CodingBison - HTML Basics: Overview

HTML stands for Hyper Text Markup Language. It is used by Internet browsers to display web content in a structured manner. In this module, we focus on HTML4 (HTML 4.01) version of HTML. We would touch upon HTML5 as and when needed. HTML is a tag-based language and uses tags to identify its elements. Authoring an HTML document is simply a matter of putting content within the relevant tags. For example, if we have to create a paragraph for some text, we can use the <p> tag to mark the start of the paragraph add the text, and then use the </p> to end the paragraph. In fact, the entire HTML document itself sits within two tags -- it begins with <html> tag and once the entire document is done, it ends with the </html> tag.
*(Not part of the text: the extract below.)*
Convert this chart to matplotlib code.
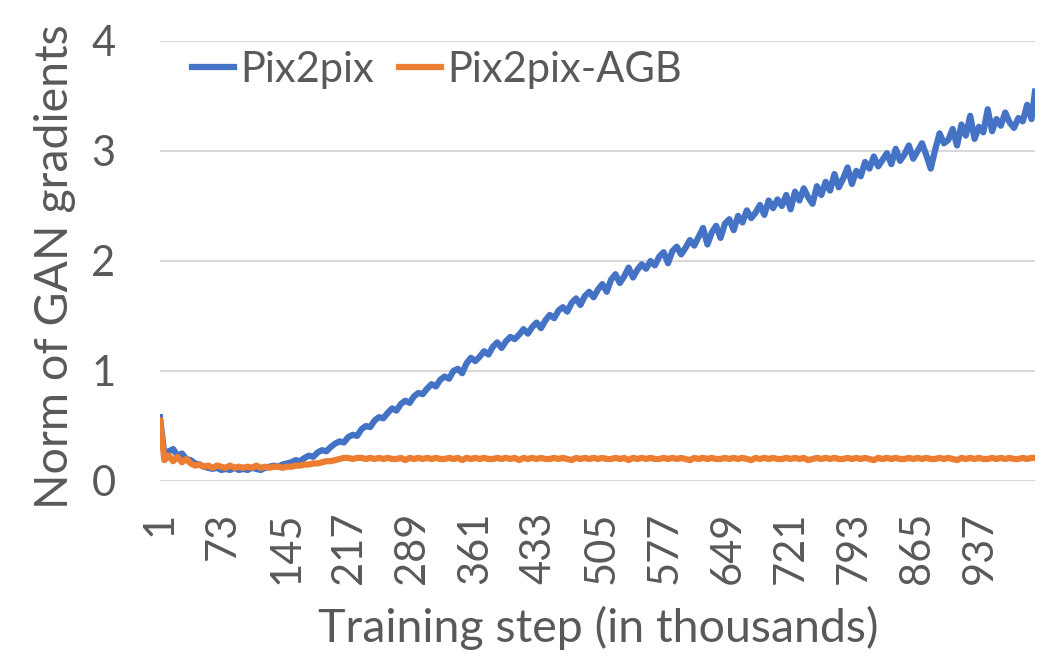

Like the above examples of <p> and <html>, majority of HTML elements are identified as a pair of tags: the first tag (the opening tag) marks the beginning of an element and the second tag (the closing tag) marks the ends of that element. However, there are a handful of HTML elements that work just fine even with one single tag. These elements do not enclose any content and hence, all they need is the opening tag. Since they do not enclose any content, they are also known as empty elements, void elements, or singleton elements.

In terms of structure, an HTML document has two prominent tags: head and body. The head section is identified by the <head> and </head> tag-pair and contains meta-information of the HTML page (like say, the title of the page). The body section is identified by the <body> and </body> tag-pair and encloses the actual content of the HTML page. However, these head and body tags are optional. Thus, it is possible to have a valid HTML page that does not contain any these four tags: <head>, </head>, <body>, and </body>!

HTML also provides elements and attributes that focus on accessibility. These constructs help us render content for non-visual readers like non-graphic display terminals, speech synthesizers etc. As we go along, we would make a note as and when we touch upon these elements. When we write an HTML document, it is important that we pay attention to these elements since they would make the document more widely acceptable.

How does HTML work?

So, how does all of this work? We start by keeping the HTML page (file) on the web server sitting somewhere in the Internet. Under the covers, when a user enters a URL in the browser, then the browser sends a request to the web server and asks for the page typed in the URL. Next, the server responds to this request by sending the requested page. Once the browser gets the page from the server, it would go ahead and render it. Here is a simple illustration for this request-response flow.

Figure: Browser Talks to Server

You might be wondering what does the server do if we request for a page that it does not have. Well, even in that case, the server sends a respond back to the browser but it sends with a special error value (404 error value) to indicate that it does not have the requested page.

Example: Hello World

Now that we are familiar with a little bit of HTML basics, let us dive into it and write our very first HTML document! We provide the document below.

 <!doctype html>
 <html>
 <head>
     <title> Hello World! </title>
 </head>
 <body>
     <!-- This is a comment -->
     Hello World!
 </body>
 </html>

Let us now describe various elements in the above example.

The example begins with the doctype declaration -- this should be the first thing in an HTML document. The doctype declaration is used to indicate the markup language and the version of the page to the Internet browsers. Without this declaration, some of the browsers could use their own default mode. One such default mode is the quirks mode. Unfortunately, the quirks mode is not standard across various browsers. As such, trying to ensure that an HTML page works consistently in all browsers would become a nightmare of Orwellian proportions! To help us not do this mistake, the W3C specification makes it an error to not declare the doctype for a document. If you still decide to skip the doctype, well, you have been warned!

Now, a moment of truth! Strictly speaking, the "<!doctype html>" is used for HTML5 documents. However, as per W3C, we should use it even if do not plan of using any of the new HTML5 features on the page. This doctype still validates most of the HTML 4 features and as such, there is no disadvantage to using this doctype. For more on doctypes, please visit the W3C page: http://www.w3.org/wiki/Doctypes_and_markup_styles.

After the doctype declaration, the example has the html element that starts with the <html> tag ) and its in the end, closes with the </html> tag. Thus, with the exception of the doctype, the rest of the page content sits inside the html element. Next, the html element itself contains two child elements: head and body. The head element (identified by <head> and </head>) does not contain much except the title element. We should mention that as per W3C, it is mandatory to have a title element for each HTML page. Next, the body element (identified by <body> and </body>) has two child elements of its own: a comment element and a text.

Let us load this page in a browser. To do that, we would need to enter the location of the file (in this case, "localhost/hello.html") in the browser address field. Once loaded, we would notice two things. First, the browser displays the "Hello World!" in the main window - this is the text present in the body element. Second, we would also see the browser displaying "Hello World!" along with "Mozilla Firefox" in the title bar -- this is the text added in the title element (we use Mozilla Firefox for our example). In case you are wondering, it is common for browsers to append the HTML title with their name.

Figure: Hello World